§ **What the task requires**: Each line below must be set down exactly; omit any image you find.

§ **Available data**:
--- Start ---
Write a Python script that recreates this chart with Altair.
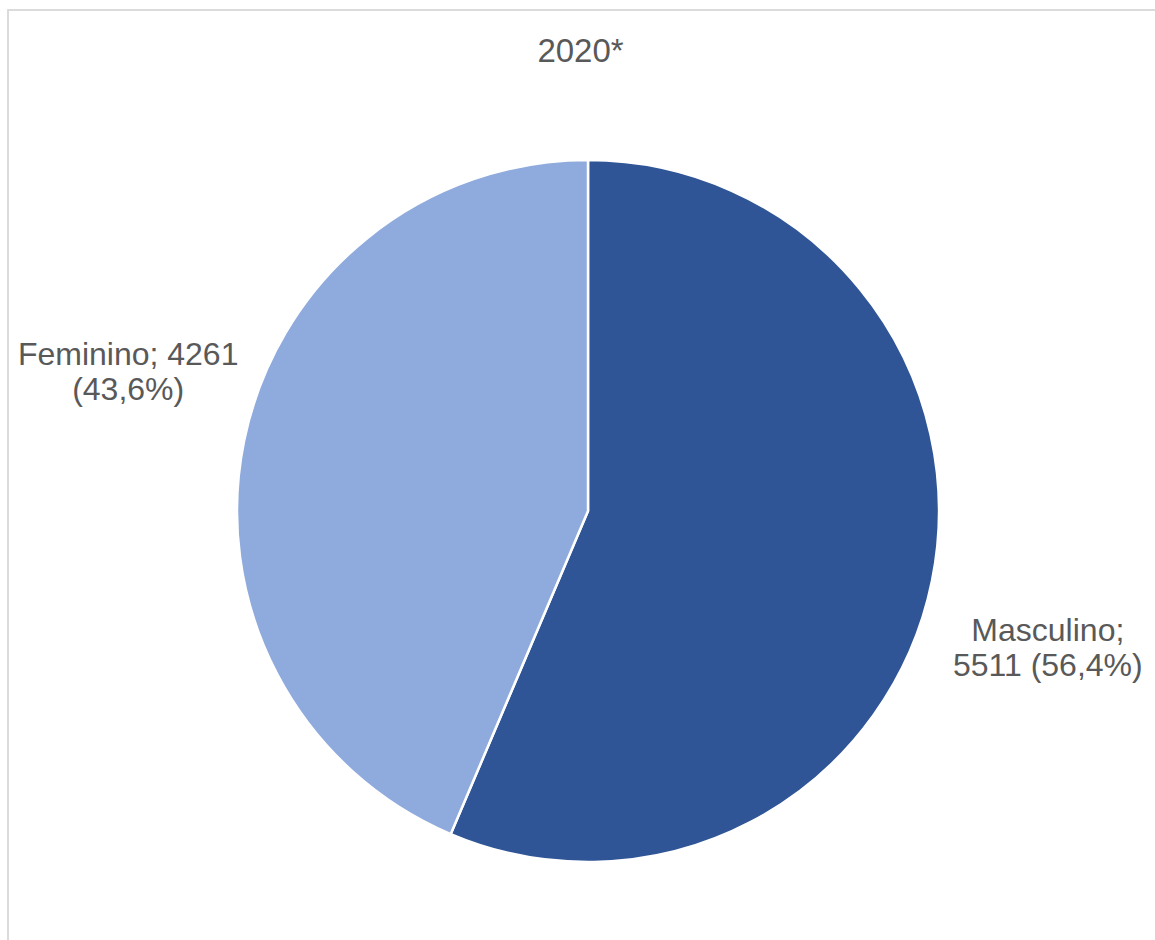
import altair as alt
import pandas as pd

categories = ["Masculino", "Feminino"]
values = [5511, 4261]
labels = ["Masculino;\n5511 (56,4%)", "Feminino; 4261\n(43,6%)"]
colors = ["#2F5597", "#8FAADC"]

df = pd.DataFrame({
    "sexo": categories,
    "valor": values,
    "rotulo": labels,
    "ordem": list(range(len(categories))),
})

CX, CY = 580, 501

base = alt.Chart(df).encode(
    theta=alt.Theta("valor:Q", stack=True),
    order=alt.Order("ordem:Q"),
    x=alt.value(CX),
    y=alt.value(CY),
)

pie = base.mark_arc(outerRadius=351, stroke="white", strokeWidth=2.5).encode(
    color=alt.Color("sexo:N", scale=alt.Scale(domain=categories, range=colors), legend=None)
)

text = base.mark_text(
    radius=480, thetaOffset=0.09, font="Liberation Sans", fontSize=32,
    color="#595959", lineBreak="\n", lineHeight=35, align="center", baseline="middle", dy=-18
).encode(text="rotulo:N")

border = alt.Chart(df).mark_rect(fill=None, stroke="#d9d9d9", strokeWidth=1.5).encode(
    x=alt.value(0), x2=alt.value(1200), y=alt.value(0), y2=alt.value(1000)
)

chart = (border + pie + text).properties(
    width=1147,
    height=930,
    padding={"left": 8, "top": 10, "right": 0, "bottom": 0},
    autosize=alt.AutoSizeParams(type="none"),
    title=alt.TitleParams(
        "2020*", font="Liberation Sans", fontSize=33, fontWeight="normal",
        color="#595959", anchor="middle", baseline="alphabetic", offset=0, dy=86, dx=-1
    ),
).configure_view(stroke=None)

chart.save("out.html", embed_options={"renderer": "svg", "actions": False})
--- End ---
§ **Full response**:
Write a Python script that recreates this chart with Altair.
import altair as alt
import pandas as pd

categories = ["Masculino", "Feminino"]
values = [5511, 4261]
labels = ["Masculino;\n5511 (56,4%)", "Feminino; 4261\n(43,6%)"]
colors = ["#2F5597", "#8FAADC"]

df = pd.DataFrame({
    "sexo": categories,
    "valor": values,
    "rotulo": labels,
    "ordem": list(range(len(categories))),
})

CX, CY = 580, 501

base = alt.Chart(df).encode(
    theta=alt.Theta("valor:Q", stack=True),
    order=alt.Order("ordem:Q"),
    x=alt.value(CX),
    y=alt.value(CY),
)

pie = base.mark_arc(outerRadius=351, stroke="white", strokeWidth=2.5).encode(
    color=alt.Color("sexo:N", scale=alt.Scale(domain=categories, range=colors), legend=None)
)

text = base.mark_text(
    radius=480, thetaOffset=0.09, font="Liberation Sans", fontSize=32,
    color="#595959", lineBreak="\n", lineHeight=35, align="center", baseline="middle", dy=-18
).encode(text="rotulo:N")

border = alt.Chart(df).mark_rect(fill=None, stroke="#d9d9d9", strokeWidth=1.5).encode(
    x=alt.value(0), x2=alt.value(1200), y=alt.value(0), y2=alt.value(1000)
)

chart = (border + pie + text).properties(
    width=1147,
    height=930,
    padding={"left": 8, "top": 10, "right": 0, "bottom": 0},
    autosize=alt.AutoSizeParams(type="none"),
    title=alt.TitleParams(
        "2020*", font="Liberation Sans", fontSize=33, fontWeight="normal",
        color="#595959", anchor="middle", baseline="alphabetic", offset=0, dy=86, dx=-1
    ),
).configure_view(stroke=None)

chart.save("out.html", embed_options={"renderer": "svg", "actions": False})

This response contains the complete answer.